Respecto a sus interpretaciones en las películas dirigidas por el mismo se debe mantener una distancia prudencial porque estas obras una evidente base conceptual que Welles siempre remarcaba: que toda película se finalizaba siempre en la sala de montaje. Y, como es bien sabido, las películas de Welles fueron continuamente boicoteadas y manipuladas por mezquinos intereses comerciales. Pero, a pesar de estas duras condiciones la interpretación de Welles sobrevuela libre, como un pájaro, por encima de todas estas circunstancias.

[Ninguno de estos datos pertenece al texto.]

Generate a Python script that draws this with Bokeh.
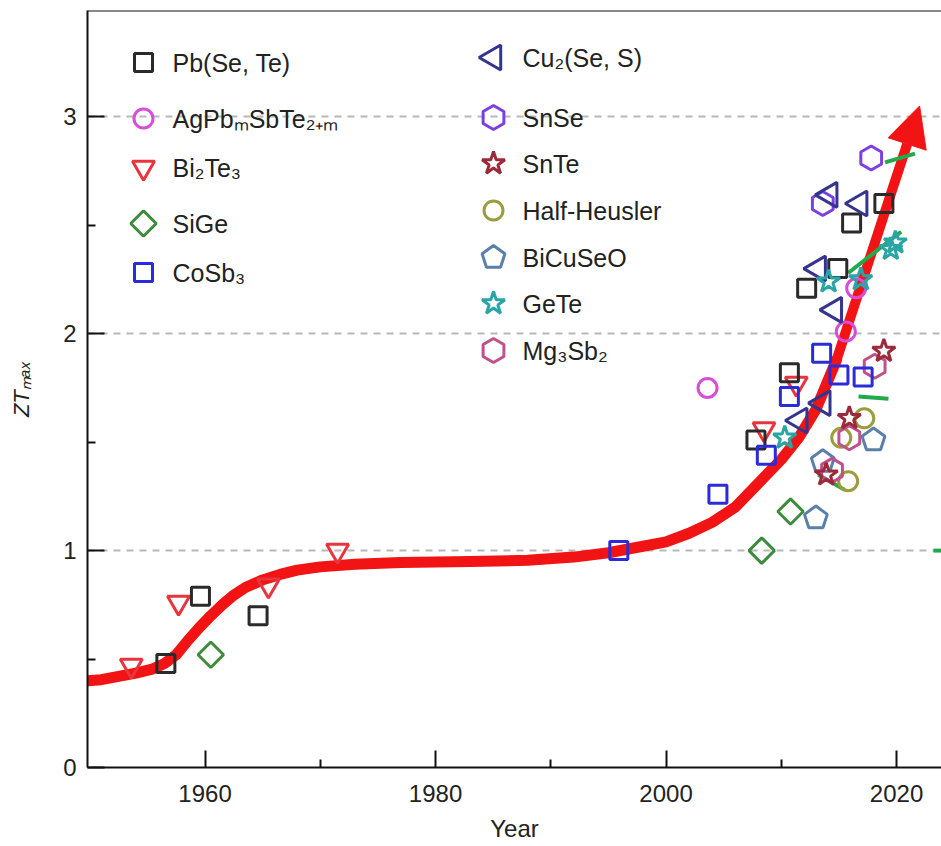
import numpy as np
from bokeh.plotting import figure
from bokeh.models import FixedTicker, Label, Arrow, NormalHead, Span
from bokeh.embed import file_html
from bokeh.resources import INLINE

# ---------------- data ----------------
pb_x = [1956.6, 1959.6, 1964.6, 2007.8, 2010.7, 2012.2, 2014.9, 2016.1, 2018.9]
pb_y = [0.48, 0.79, 0.70, 1.51, 1.82, 2.21, 2.30, 2.51, 2.60]

agpb_x = [2003.6, 2015.6, 2016.5]
agpb_y = [1.75, 2.01, 2.21]

bite_x = [1953.6, 1957.7, 1965.5, 1971.5, 2008.5, 2011.3]
bite_y = [0.47, 0.76, 0.84, 1.00, 1.56, 1.77]

sige_x = [1960.5, 2008.3, 2010.8]
sige_y = [0.52, 1.00, 1.18]

cosb_x = [1995.9, 2004.5, 2008.7, 2010.7, 2013.5, 2015.0, 2017.1]
cosb_y = [1.00, 1.26, 1.44, 1.71, 1.91, 1.81, 1.80]

cuse_x = [2011.6, 2013.6, 2014.6, 2013.2, 2014.2, 2016.8]
cuse_y = [1.60, 1.68, 2.11, 2.30, 2.64, 2.60]

snse_x = [2013.6, 2017.8]
snse_y = [2.60, 2.81]

snte_x = [2018.9, 2015.9, 2013.9]
snte_y = [1.92, 1.61, 1.35]

hh_x = [2017.2, 2015.2, 2015.8]
hh_y = [1.61, 1.52, 1.32]

bicuseo_x = [2013.0, 2013.6, 2018.0]
bicuseo_y = [1.15, 1.41, 1.51]

gete_x = [2010.3, 2014.1, 2016.9, 2019.5, 2019.9]
gete_y = [1.52, 2.24, 2.25, 2.39, 2.42]

mgsb_x = [2018.1, 2015.9, 2014.4]
mgsb_y = [1.85, 1.52, 1.37]

# green trend segments
seg_x0 = [2019.0, 2015.8, 2016.7, 2013.2, 2023.2]
seg_y0 = [2.79, 2.28, 1.71, 1.35, 1.00]
seg_x1 = [2021.6, 2020.4, 2019.3, 2015.5, 2025.0]
seg_y1 = [2.83, 2.47, 1.70, 1.28, 1.00]

# red guide curve
curve_x = [1949.8, 1951, 1952.5, 1954, 1955.5, 1956.5, 1957.5, 1958.5, 1959.5,
           1960.5, 1961.5, 1962.5, 1963.5, 1965, 1966.5, 1968, 1970, 1973, 1977,
           1983, 1988, 1992, 1995, 1998, 2000, 2002, 2004, 2006, 2008, 2010,
           2011.5, 2013, 2014.8]
curve_y = [0.40, 0.405, 0.42, 0.435, 0.455, 0.48, 0.52, 0.585, 0.645,
           0.70, 0.75, 0.795, 0.83, 0.865, 0.89, 0.91, 0.925, 0.937, 0.945,
           0.95, 0.955, 0.97, 0.99, 1.02, 1.04, 1.08, 1.13, 1.20, 1.31, 1.42,
           1.52, 1.65, 1.88]
arrow_start = (2014.8, 1.88)
arrow_end = (2022.0, 3.05)

x_ticks = [1960, 1980, 2000, 2020]
x_minor = [1970, 1990, 2010]
y_ticks = [0, 1, 2, 3]
y_minor = [0.5, 1.5, 2.5]

legend_left = ["Pb(Se, Te)", "AgPbₘSbTe₂₊ₘ", "Bi₂Te₃", "SiGe", "CoSb₃"]
legend_right = ["Cu₂(Se, S)", "SnSe", "SnTe", "Half-Heusler", "BiCuSeO", "GeTe", "Mg₃Sb₂"]

# ---------------- layout ----------------
X0, X1 = 1949.8, 2023.9
Y0, Y1 = 0.0, 3.49
LEFT, TOP, FW, FH = 87, 10, 854, 757
FONT = "Liberation Sans"


def px2x(px):
    return X0 + (px - LEFT) / FW * (X1 - X0)


def py2y(py):
    return Y1 - (py - TOP) / FH * (Y1 - Y0)


p = figure(frame_width=FW, frame_height=FH, x_range=(X0, X1), y_range=(Y0, Y1),
           min_border_left=LEFT, min_border_right=0, min_border_top=TOP,
           min_border_bottom=79, output_backend="svg", toolbar_location=None)
p.outline_line_color = None
p.background_fill_color = "white"
p.border_fill_color = "white"

p.xgrid.visible = False
p.ygrid.ticker = FixedTicker(ticks=[1, 2, 3])
p.ygrid.grid_line_color = "#b8b8b8"
p.ygrid.grid_line_dash = "7 6"
p.ygrid.grid_line_width = 2

for ax in (p.xaxis[0], p.yaxis[0]):
    ax.axis_line_width = 2
    ax.axis_line_color = "#111111"
    ax.major_tick_line_color = "#111111"
    ax.minor_tick_line_color = "#111111"
    ax.major_tick_line_width = 2
    ax.minor_tick_line_width = 2
    ax.major_tick_in = 17
    ax.major_tick_out = 0
    ax.minor_tick_in = 8
    ax.minor_tick_out = 0
    ax.major_label_text_font = FONT
    ax.major_label_text_font_size = "24px"
    ax.major_label_text_color = "#222222"

p.xaxis.major_label_standoff = 17
p.yaxis.major_label_standoff = 11
p.xaxis.ticker = FixedTicker(ticks=x_ticks, minor_ticks=x_minor)
p.yaxis.ticker = FixedTicker(ticks=y_ticks, minor_ticks=y_minor)
p.xaxis.axis_label = "Year"
p.xaxis.axis_label_text_font = FONT
p.xaxis.axis_label_text_font_size = "24px"
p.xaxis.axis_label_text_font_style = "normal"
p.xaxis.axis_label_text_color = "#222222"
p.xaxis.axis_label_standoff = 10

p.yaxis.axis_label = "ZTₘₐₓ"
p.yaxis.axis_label_text_font = FONT
p.yaxis.axis_label_text_font_size = "22px"
p.yaxis.axis_label_text_font_style = "italic"
p.yaxis.axis_label_text_color = "#222222"
p.yaxis.axis_label_standoff = 26

# top frame line
p.add_layout(Span(location=Y1, dimension="width", line_color="#111111", line_width=2))

# red curve + arrow
RED = "#f21414"
p.line(curve_x, curve_y, line_width=11, line_color=RED, line_cap="round", line_join="round")
p.add_layout(Arrow(x_start=arrow_start[0], y_start=arrow_start[1],
                   x_end=arrow_end[0], y_end=arrow_end[1],
                   line_width=10, line_color=RED,
                   end=NormalHead(size=40, fill_color=RED, line_color=RED),
                   level="underlay"))

# green segments
p.segment(seg_x0, seg_y0, seg_x1, seg_y1, line_color="#22aa4a", line_width=4)

LW = 3
styles = {
    "pb": dict(marker="square", size=18, color="#2a2a2a", angle=0),
    "agpb": dict(marker="circle", size=19, color="#d94cd9", angle=0),
    "bite": dict(marker="inverted_triangle", size=22, color="#e8343c", angle=0),
    "sige": dict(marker="square", size=18, color="#3d8c3d", angle=np.pi / 4),
    "cosb": dict(marker="square", size=18, color="#2b2bd9", angle=0),
    "cuse": dict(marker="triangle", size=25, color="#35358f", angle=np.pi / 2),
    "snse": dict(marker="hex", size=24, color="#7b3fe4", angle=np.pi / 6),
    "snte": dict(marker="star", size=24, color="#9c2a3a", angle=0),
    "hh": dict(marker="circle", size=19, color="#9c9c3c", angle=0),
    "bicuseo": dict(marker="pentagon", size=24, color="#5a7fa8", angle=0),
    "gete": dict(marker="star", size=24, color="#2aa5a5", angle=0),
    "mgsb": dict(marker="hex", size=24, color="#c0508c", angle=np.pi / 6),
}


def draw(xs, ys, st):
    if st["marker"] == "pentagon":
        try:
            p.ngon(x=xs, y=ys, radius=st["size"] / 2, radius_units="screen", n=5,
                   angle=0, fill_color=None, line_color=st["color"], line_width=LW)
            return
        except Exception:
            p.scatter(xs, ys, marker="hex", size=st["size"], fill_color=None,
                      line_color=st["color"], line_width=LW)
            return
    p.scatter(xs, ys, marker=st["marker"], size=st["size"], angle=st["angle"],
              fill_color=None, line_color=st["color"], line_width=LW)


series = [
    (sige_x, sige_y, "sige"), (bicuseo_x, bicuseo_y, "bicuseo"), (hh_x, hh_y, "hh"),
    (mgsb_x, mgsb_y, "mgsb"), (snte_x, snte_y, "snte"), (agpb_x, agpb_y, "agpb"),
    (snse_x, snse_y, "snse"), (bite_x, bite_y, "bite"), (pb_x, pb_y, "pb"),
    (cosb_x, cosb_y, "cosb"), (cuse_x, cuse_y, "cuse"), (gete_x, gete_y, "gete"),
]
for xs, ys, key in series:
    draw(xs, ys, styles[key])

# legend (manual)
left_keys = ["pb", "agpb", "bite", "sige", "cosb"]
left_py = [62, 118, 167, 223, 272]
right_keys = ["cuse", "snse", "snte", "hh", "bicuseo", "gete", "mgsb"]
right_py = [57, 117, 163, 210, 257, 303, 350]

for keys, pys, names, mx in ((left_keys, left_py, legend_left, 143),
                             (right_keys, right_py, legend_right, 493)):
    for k, py, name in zip(keys, pys, names):
        draw([px2x(mx)], [py2y(py)], styles[k])
        p.add_layout(Label(x=px2x(mx + 29), y=py2y(py), text=name,
                           text_font=FONT, text_font_size="25px",
                           text_color="#222222", text_align="left",
                           text_baseline="middle"))

open("out.html", "w").write(file_html(p, INLINE))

En las pocas veces que pudo manejar, en parte el montaje final como es el caso de Sed de Mal (1958 ), en la cual se propuso a través de una brillante planificación ponerse al servicio del personaje del inspector Quinlan, que el mismo interpreta, y apoyándose en su obesidad mórbida que nunca esconde e incluso potencia, le sirve para lograr una actuación magistral, abrumadora, sórdida como símbolo de la maldad misma. Donde Welles se muestra en todo su esplendor como actor son las películas inspiradas en Shakespeare (Macbeth, Otelo, Campanadas a medianoche) que contrastan claramente con la visión de su contemporáneo Laurence Olivier. Éste último monta sus películas con una mirada de teatro filmado, mientras que Welles recurre a una puesta en escena muy física, en decorados reales y al cercana al cine negro en sus planteamientos fotográficos y de realización que engrandecen su homenaje, como actor, al dramaturgo inglés . En otras películas como Mr. Arkadin (1958) y El proceso (1962), Welles se presenta como un personaje malévolo, manipulador y deseoso de poder. Una excepción, sin embargo, es la fascinante, La dama de Shanghái (1947), en la que Welles juega y se mueve con soltura en una apasionante ceremonia entre la inspiración dramática y el humor negro.